No, this flag eliminates only implicit any. Explicit use of any is still permitted. For full protection, it’s worth restricting explicit any through linting and reviews.

If the type is inferred automatically, does noImplicitAny still complain?

No, if TypeScript is able to correctly infer the type (for example, from initialization), there will be no errors. For instance:

let n = 123; // Type number, not any

Does enabling strict automatically enable noImplicitAny?

Yes, the strict flag enables many strict checks, including noImplicitAny. But it can be manually disabled if needed.
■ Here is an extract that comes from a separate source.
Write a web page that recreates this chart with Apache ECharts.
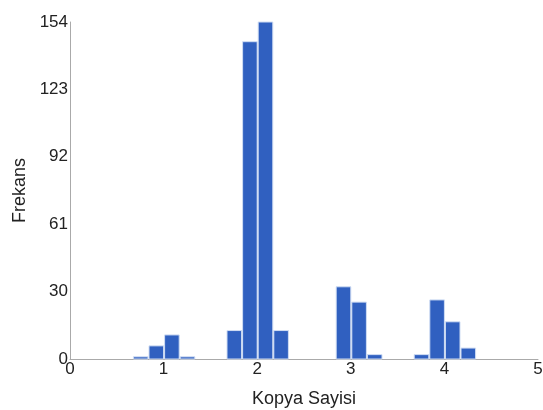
<!DOCTYPE html>
<html>
<head>
<meta charset="utf-8">
<script src="https://cdn.jsdelivr.net/npm/echarts@6/dist/echarts.min.js"></script>
<style>
  html, body { margin: 0; padding: 0; background: #fff; }
  #chart { width: 543px; height: 410px; }
</style>
</head>
<body>
<div id="chart"></div>
<script>
// Histogram of copy numbers: bin edges (in copies) and the frequency in each bin
const binLeft  = [4/6, 5/6, 1, 7/6,   10/6, 11/6, 2, 13/6,   17/6, 3, 19/6,   22/6, 23/6, 4, 25/6];
const binRight = [5/6, 1, 7/6, 8/6,   11/6, 2, 13/6, 14/6,   3, 19/6, 20/6,   23/6, 4, 25/6, 26/6];
const counts   = [1, 6, 11, 1,        13, 145, 154, 13,      33, 26, 2,       2, 27, 17, 5];

// Axis tick labels
const xTickLabels = ['0', '1', '2', '3', '4', '5'];
const yTickLabels = ['0', '30', '61', '92', '123', '154'];
const yMax = 154;
const yStep = yMax / 5;

const data = binLeft.map((l, i) => [l, binRight[i], counts[i]]);

const font = "'Liberation Sans', Arial, Helvetica, sans-serif";
const chart = echarts.init(document.getElementById('chart'), null, { renderer: 'canvas' });

chart.setOption({
  animation: false,
  backgroundColor: '#ffffff',
  grid: { left: 70, right: 5, top: 22, bottom: 51, containLabel: false, outerBoundsMode: 'none' },
  xAxis: {
    type: 'value',
    min: 0,
    max: 5,
    interval: 1,
    name: 'Kopya Sayisi',
    nameLocation: 'middle',
    nameGap: 31,
    nameTextStyle: { fontFamily: font, fontSize: 18, color: '#222' },
    axisLine: { show: true, lineStyle: { color: '#aaaaaa', width: 1 } },
    axisTick: { show: false },
    splitLine: { show: false },
    axisLabel: {
      margin: 2,
      fontFamily: font,
      fontSize: 17,
      color: '#222',
      formatter: v => xTickLabels[Math.round(v)]
    }
  },
  yAxis: {
    type: 'value',
    min: 0,
    max: yMax,
    interval: yStep,
    name: 'Frekans',
    nameLocation: 'middle',
    nameGap: 41,
    nameTextStyle: { fontFamily: font, fontSize: 18, color: '#222' },
    axisLine: { show: true, lineStyle: { color: '#aaaaaa', width: 1 } },
    axisTick: { show: false },
    splitLine: { show: false },
    axisLabel: {
      margin: 2,
      fontFamily: font,
      fontSize: 17,
      color: '#222',
      formatter: v => yTickLabels[Math.round(v / yStep)]
    }
  },
  series: [{
    type: 'custom',
    data: data,
    encode: { x: [0, 1], y: 2 },
    renderItem: function (params, api) {
      const top = api.coord([api.value(0), api.value(2)]);
      const base = api.coord([api.value(1), 0]);
      return {
        type: 'rect',
        shape: { x: top[0] + 1, y: top[1], width: base[0] - top[0] - 1, height: base[1] - top[1] },
        style: { fill: '#3060c0', stroke: '#d0ddf3', lineWidth: 1 }
      };
    }
  }]
});
</script>
</body>
</html>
Common Errors and Anti-Patterns

  • Leaving explicit any in many places — the meaning of strict typing is lost.
  • In a large codebase, not running the project with noImplicitAny, relying on "maybe" — many hidden errors.
  • Adding types "somehow, as long as it compiles", without considering correctness.

Real-Life Example

Negative Case

In the project, noImplicitAny is turned off, most API handlers accept parameters without explicit types. When implementing new business logic, developers make mistakes in property names, but errors only surface in production.

Pros:

  • Simple and quick startup of the code.
  • Easier migration from JS.

Cons:

  • Production errors arise that could have been found statically.
  • Refactoring and scaling become complicated.

Positive Case

After enabling noImplicitAny, the entire code was gradually refactored, implicit any was eliminated. A code editor with type highlighting and autocompletion began to be used. Newly occurring errors are immediately fixed at the build stage.

Pros:

  • High reliability and predictability of code.
  • Quick identification of errors when making changes.
  • Increased maintainability.

Cons:

  • Requires time to work on existing code.
  • For new team members, the entry barrier is slightly higher.